▸ What the task requires
Omit all pictures, then retype the data exactly as given.

▸ Dataset extract
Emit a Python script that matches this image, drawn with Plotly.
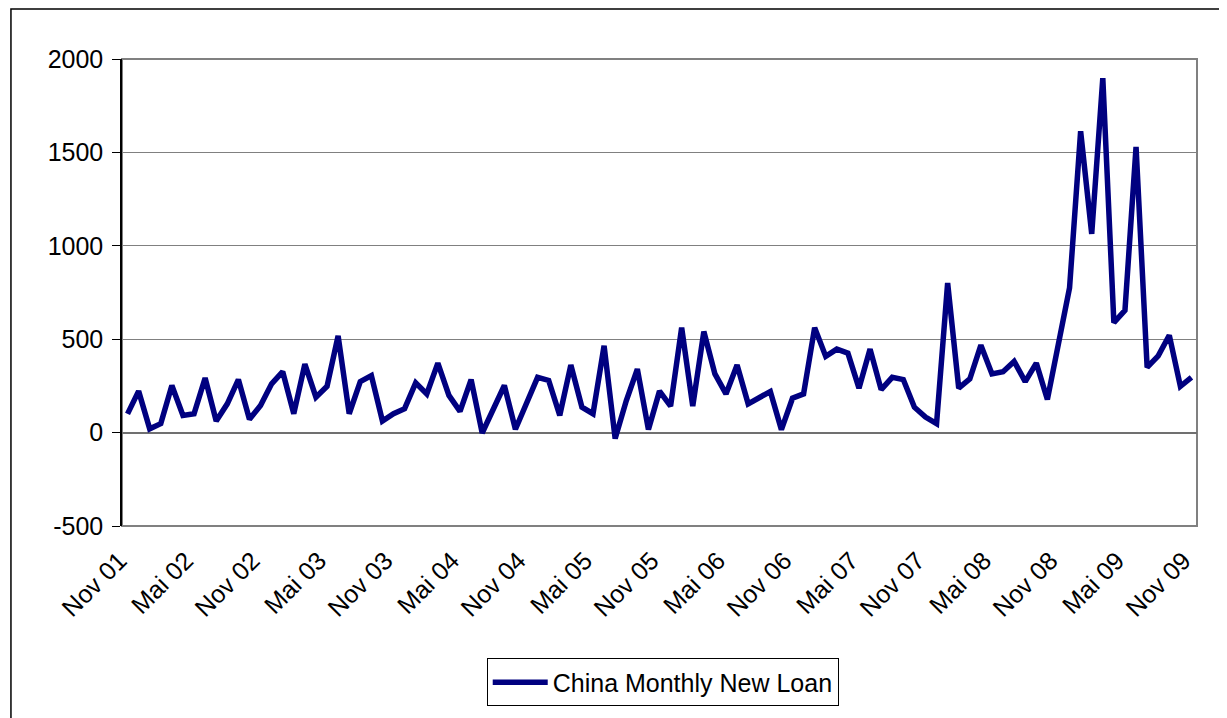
import plotly.graph_objects as go

# meses (alemán) y préstamos nuevos mensuales, Nov 01 - Nov 09
month_names = ["Jan", "Feb", "Mrz", "Apr", "Mai", "Jun",
               "Jul", "Aug", "Sep", "Okt", "Nov", "Dez"]
months = ["Nov 01", "Dez 01"] + [f"{m} {y:02d}" for y in range(2, 9) for m in month_names] \
    + [f"{m} 09" for m in month_names[:11]]

loans = [
    100, 222, 20, 48, 252, 92, 101, 292, 62, 154, 284, 71,
    145, 261, 326, 101, 367, 190, 248, 518, 101, 273, 305, 62,
    101, 128, 266, 207, 372, 199, 114, 284, -2, 124, 252, 18,
    160, 296, 279, 92, 362, 136, 101, 465, -32, 170, 340, 16,
    222, 142, 562, 142, 541, 314, 207, 362, 154, 184, 220, 16,
    184, 207, 562, 408, 447, 425, 238, 447, 230, 296, 284, 136,
    83, 48, 801, 238, 287, 468, 314, 326, 381, 273, 372, 177,
    473, 775, 1613, 1064, 1897, 589, 654, 1529, 349, 411, 521, 248,
    296,
]

tick_labels = ["Nov 01", "Mai 02", "Nov 02", "Mai 03", "Nov 03", "Mai 04",
               "Nov 04", "Mai 05", "Nov 05", "Mai 06", "Nov 06", "Mai 07",
               "Nov 07", "Mai 08", "Nov 08", "Mai 09", "Nov 09"]

y_ticks = [-500, 0, 500, 1000, 1500, 2000]
y_tick_text = ["-500", "0", "500", "1000", "1500", "2000"]

FONT = "Arial, Liberation Sans, sans-serif"
GRID = "#808080"

fig = go.Figure()
fig.add_trace(go.Scatter(
    x=months, y=loans, mode="lines",
    line=dict(color="#000080", width=5.5),
    name="China Monthly New Loan",
))

fig.update_layout(
    width=1219, height=710,
    margin=dict(l=114, r=30, t=51, b=190),
    paper_bgcolor="white", plot_bgcolor="white",
    font=dict(family=FONT, size=25, color="black"),
    showlegend=True,
    legend=dict(
        orientation="h", x=0.503, xanchor="center", y=-0.2836, yanchor="top",
        bordercolor="black", borderwidth=1, bgcolor="white",
        itemwidth=55,
        font=dict(family=FONT, size=25),
    ),
    xaxis=dict(
        type="category", range=[-0.5, len(months) - 0.5],
        tickmode="array", tickvals=tick_labels, ticktext=tick_labels,
        tickangle=-45, ticks="", showgrid=False, showline=False,
        zeroline=False, ticklabelstandoff=14, ticklabelshift=-8,
        tickfont=dict(family=FONT, size=25),
    ),
    # eje secundario solo para dibujar las marcas sobre la línea de cero
    xaxis2=dict(
        overlaying="x", anchor="free", position=0.2,
        range=[-0.5, len(months) - 0.5],
        tickmode="linear", tick0=-0.5, dtick=6,
        ticks="outside", ticklen=7, tickcolor="#404040",
        showticklabels=False, showgrid=False, showline=False, zeroline=False,
    ),
    yaxis=dict(
        range=[-500, 2000], tickmode="array",
        tickvals=y_ticks, ticktext=y_tick_text,
        showgrid=True, gridcolor=GRID, gridwidth=1,
        zeroline=True, zerolinecolor="#707070", zerolinewidth=1.5,
        showline=True, linecolor="black", linewidth=1.5,
        ticks="outside", ticklen=8, tickcolor="black",
        ticklabelstandoff=4,
        tickfont=dict(family=FONT, size=25),
    ),
    shapes=[
        # borde del área de trazado
        dict(type="rect", xref="paper", yref="paper", x0=0, x1=1, y0=0, y1=1,
             line=dict(color=GRID, width=2), layer="below"),
        # marco exterior del gráfico
        dict(type="rect", xref="paper", yref="paper",
             x0=-0.1033, x1=1.2, y0=-0.6, y1=1.107,
             line=dict(color="black", width=1.5), layer="below"),
    ],
)

fig.write_html("out.html")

▸ Solution to this exercise
Emit a Python script that matches this image, drawn with Plotly.
import plotly.graph_objects as go

# meses (alemán) y préstamos nuevos mensuales, Nov 01 - Nov 09
month_names = ["Jan", "Feb", "Mrz", "Apr", "Mai", "Jun",
               "Jul", "Aug", "Sep", "Okt", "Nov", "Dez"]
months = ["Nov 01", "Dez 01"] + [f"{m} {y:02d}" for y in range(2, 9) for m in month_names] \
    + [f"{m} 09" for m in month_names[:11]]

loans = [
    100, 222, 20, 48, 252, 92, 101, 292, 62, 154, 284, 71,
    145, 261, 326, 101, 367, 190, 248, 518, 101, 273, 305, 62,
    101, 128, 266, 207, 372, 199, 114, 284, -2, 124, 252, 18,
    160, 296, 279, 92, 362, 136, 101, 465, -32, 170, 340, 16,
    222, 142, 562, 142, 541, 314, 207, 362, 154, 184, 220, 16,
    184, 207, 562, 408, 447, 425, 238, 447, 230, 296, 284, 136,
    83, 48, 801, 238, 287, 468, 314, 326, 381, 273, 372, 177,
    473, 775, 1613, 1064, 1897, 589, 654, 1529, 349, 411, 521, 248,
    296,
]

tick_labels = ["Nov 01", "Mai 02", "Nov 02", "Mai 03", "Nov 03", "Mai 04",
               "Nov 04", "Mai 05", "Nov 05", "Mai 06", "Nov 06", "Mai 07",
               "Nov 07", "Mai 08", "Nov 08", "Mai 09", "Nov 09"]

y_ticks = [-500, 0, 500, 1000, 1500, 2000]
y_tick_text = ["-500", "0", "500", "1000", "1500", "2000"]

FONT = "Arial, Liberation Sans, sans-serif"
GRID = "#808080"

fig = go.Figure()
fig.add_trace(go.Scatter(
    x=months, y=loans, mode="lines",
    line=dict(color="#000080", width=5.5),
    name="China Monthly New Loan",
))

fig.update_layout(
    width=1219, height=710,
    margin=dict(l=114, r=30, t=51, b=190),
    paper_bgcolor="white", plot_bgcolor="white",
    font=dict(family=FONT, size=25, color="black"),
    showlegend=True,
    legend=dict(
        orientation="h", x=0.503, xanchor="center", y=-0.2836, yanchor="top",
        bordercolor="black", borderwidth=1, bgcolor="white",
        itemwidth=55,
        font=dict(family=FONT, size=25),
    ),
    xaxis=dict(
        type="category", range=[-0.5, len(months) - 0.5],
        tickmode="array", tickvals=tick_labels, ticktext=tick_labels,
        tickangle=-45, ticks="", showgrid=False, showline=False,
        zeroline=False, ticklabelstandoff=14, ticklabelshift=-8,
        tickfont=dict(family=FONT, size=25),
    ),
    # eje secundario solo para dibujar las marcas sobre la línea de cero
    xaxis2=dict(
        overlaying="x", anchor="free", position=0.2,
        range=[-0.5, len(months) - 0.5],
        tickmode="linear", tick0=-0.5, dtick=6,
        ticks="outside", ticklen=7, tickcolor="#404040",
        showticklabels=False, showgrid=False, showline=False, zeroline=False,
    ),
    yaxis=dict(
        range=[-500, 2000], tickmode="array",
        tickvals=y_ticks, ticktext=y_tick_text,
        showgrid=True, gridcolor=GRID, gridwidth=1,
        zeroline=True, zerolinecolor="#707070", zerolinewidth=1.5,
        showline=True, linecolor="black", linewidth=1.5,
        ticks="outside", ticklen=8, tickcolor="black",
        ticklabelstandoff=4,
        tickfont=dict(family=FONT, size=25),
    ),
    shapes=[
        # borde del área de trazado
        dict(type="rect", xref="paper", yref="paper", x0=0, x1=1, y0=0, y1=1,
             line=dict(color=GRID, width=2), layer="below"),
        # marco exterior del gráfico
        dict(type="rect", xref="paper", yref="paper",
             x0=-0.1033, x1=1.2, y0=-0.6, y1=1.107,
             line=dict(color="black", width=1.5), layer="below"),
    ],
)

fig.write_html("out.html")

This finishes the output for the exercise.